Chief Executive Officer Jen-Hsun Huang told analysts on a quarterly conference call he expects a dip in sales of mobile processors in the first quarter as manufacturers wind down production of devices using Nvidia's Tegra 3 chips ahead of launching new gadgets with upcoming Tegra 4 chips.

Nvidia's Tegra 3 mobile processor is used in Google's Nexus 7, one of only a handful of tablets to make inroads against Apple's iPads. The Tegra 3 chip is also used in Microsoft's Surface Windows RT tablet.

But some analysts worry Nvidia may struggle to win new business for its upcoming Tegra 4 chip as competition intensifies and Samsung Electronics, which increasingly depends on its own chips, gains market share.

Nvidia is putting the finishing touches on Long Term Evolution (LTE) technology, which Huang said is necessary to move beyond tablets and compete against Qualcomm in high-end smartphone chips.

"We're working around the clock," Huang said. "We'll have some phone success this year but we're not expecting to have a whole lot of phone design wins until we have, until we engage the market, with LTE."

NO RESURGENCE

Microsoft's long-awaited launch of Windows 8 in October brought touchscreen features to laptops but failed to spark a resurgence in sales that Nvidia and other PC chipmakers and manufacturers had hoped for.

Nvidia's traditional PC graphics chip business, which accounts for most of the company's revenue, grew 7 percent in the fourth quarter versus the year-ago quarter after the company gained market share.

Revenue in Nvidia's Tegra group, the bulk of which comes from Tegra sales, grew 90 percent year over year, to $208 million in the quarter.

The company also said it expects to break ground this year on a new building at its headquarters to accommodate growth.

Nvidia plans in the second quarter to start shipping a new hand-held gaming device with the upcoming Tegra 4 processor and a built-in screen.

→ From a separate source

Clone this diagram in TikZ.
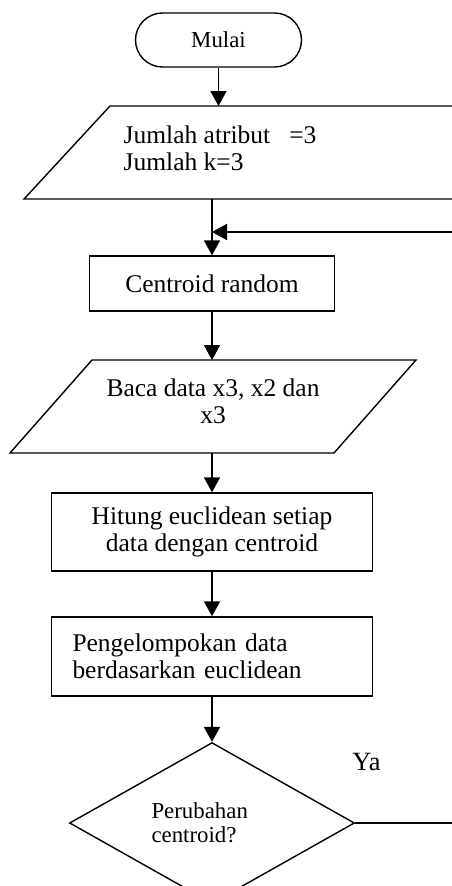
\documentclass[tikz,border=0pt]{standalone}
\usepackage{fontspec}
\setmainfont{Liberation Serif}
\usetikzlibrary{arrows.meta,shapes.geometric}

\newcommand{\boxfont}{\fontsize{14.5}{15.5}\selectfont}
\newcommand{\smallboxfont}{\fontsize{13}{13.5}\selectfont}

\begin{document}
\begin{tikzpicture}[
    line width=0.8pt,
    arrow/.style={line width=1pt,-{Triangle[length=3mm,width=3.2mm]}},
    flow/.style={line width=1pt},
    terminal/.style={
      draw,
      rounded corners=5.4mm,
      minimum width=3.32cm,
      minimum height=1.08cm,
      inner sep=0pt,
      font=\smallboxfont
    },
    process/.style={
      draw,
      minimum height=1.1cm,
      inner sep=2pt,
      align=center,
      font=\boxfont
    },
    iotext/.style={
      inner sep=0pt,
      align=center,
      font=\boxfont
    },
    decision/.style={
      draw,
      diamond,
      minimum width=5.7cm,
      minimum height=2.6cm,
      inner sep=0pt,
      align=left,
      font=\smallboxfont
    }
  ]

  \useasboundingbox (0,0) rectangle (9.04,-17.72);

  % main column
  \def\xMain{4.24}

  % =====================================================
  % NODES
  % =====================================================
  \node[terminal] (mulai) at (4.37,-0.80) {Mulai};

  % input: parallelogram runs past the right border
  \draw (0.48,-3.98) -- (2.20,-2.12) -- (10.9,-2.12) -- (9.18,-3.98) -- cycle;
  \coordinate (inputAtas) at (4.37,-2.12);
  \coordinate (inputBawah) at (\xMain,-3.98);
  \node[iotext, anchor=west, align=left] (input) at (2.46,-2.97)
  {Jumlah atribut\ \ \ =3\\Jumlah k=3};

  \node[process, minimum width=4.9cm] (centroid) at (\xMain,-5.67)
  {Centroid random};

  % baca data
  \draw (0.20,-9.06) -- (1.84,-7.20) -- (8.32,-7.20) -- (6.68,-9.06) -- cycle;
  \coordinate (bacaAtas) at (\xMain,-7.20);
  \coordinate (bacaBawah) at (\xMain,-9.06);
  \node[iotext] (baca) at (4.26,-8.02) {Baca data x3, x2 dan\\x3};

  \node[process, minimum width=6.42cm, minimum height=1.56cm]
  (hitung) at (\xMain,-10.64) {Hitung euclidean setiap\\data dengan centroid};

  \node[process, minimum width=6.42cm, minimum height=1.58cm,
    text width=5.58cm, align=left]
  (kelompok) at (\xMain,-13.13) {Pengelompokan data\\berdasarkan euclidean};

  \node[decision, text width=2.42cm] (cek) at (\xMain,-16.46)
  {Perubahan\\centroid?};

  \node[font=\fontsize{15}{15}\selectfont] (ya) at (7.33,-15.24) {Ya};

  % loose ends at the right border
  \coordinate (balik) at (9.3,-4.64);
  \coordinate (keluar) at (9.3,-16.46);

  % =====================================================
  % ARROWS
  % =====================================================
  \draw[arrow] (mulai.south) -- (inputAtas);
  \draw[arrow] (inputBawah) -- (centroid.north);
  \draw[arrow] (balik) -- (balik -| centroid.north);
  \draw[arrow] (centroid.south) -- (bacaAtas);
  \draw[arrow] (bacaBawah) -- (hitung.north);
  \draw[arrow] (hitung.south) -- (kelompok.north);
  \draw[arrow] (kelompok.south) -- (cek.north);
  \draw[flow] (cek.east) -- (keluar);

\end{tikzpicture}
\end{document}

The device, referred to as Project Shield, runs Android games currently found on smartphones and tablets and can also stream video games from PCs.

Nvidia expects to sell them through brick-and-mortar and online retailers, Huang told Reuters in an interview. Asked how many he expects to sell, Huang was optimistic: "We don't know the size of the market. I feel a little bit like the first year of an iPod. Who knows?"

The company said its fiscal fourth-quarter net income rose to $174 million, or 28 cents a share from $116 million, or 19 cents a share, in the same quarter last year. Analysts on average expected 24 cents, according to Thomson Reuters I/B/E/S.

The Santa Clara, California, chipmaker said fourth-quarter revenue rose to $1.107 billion from $953.2 million in the year-ago quarter.

Revenue in the current quarter, Nvidia said, would be $940 million, plus or minus 2 percent.

Analysts were expecting revenue of $1.102 for the fourth quarter ended in January and $1.067 billion for the first quarter ending in April.

Shares of Nvidia were down 1.7 percent in extended trade after closing down 0.48 percent at $12.37 on Nasdaq.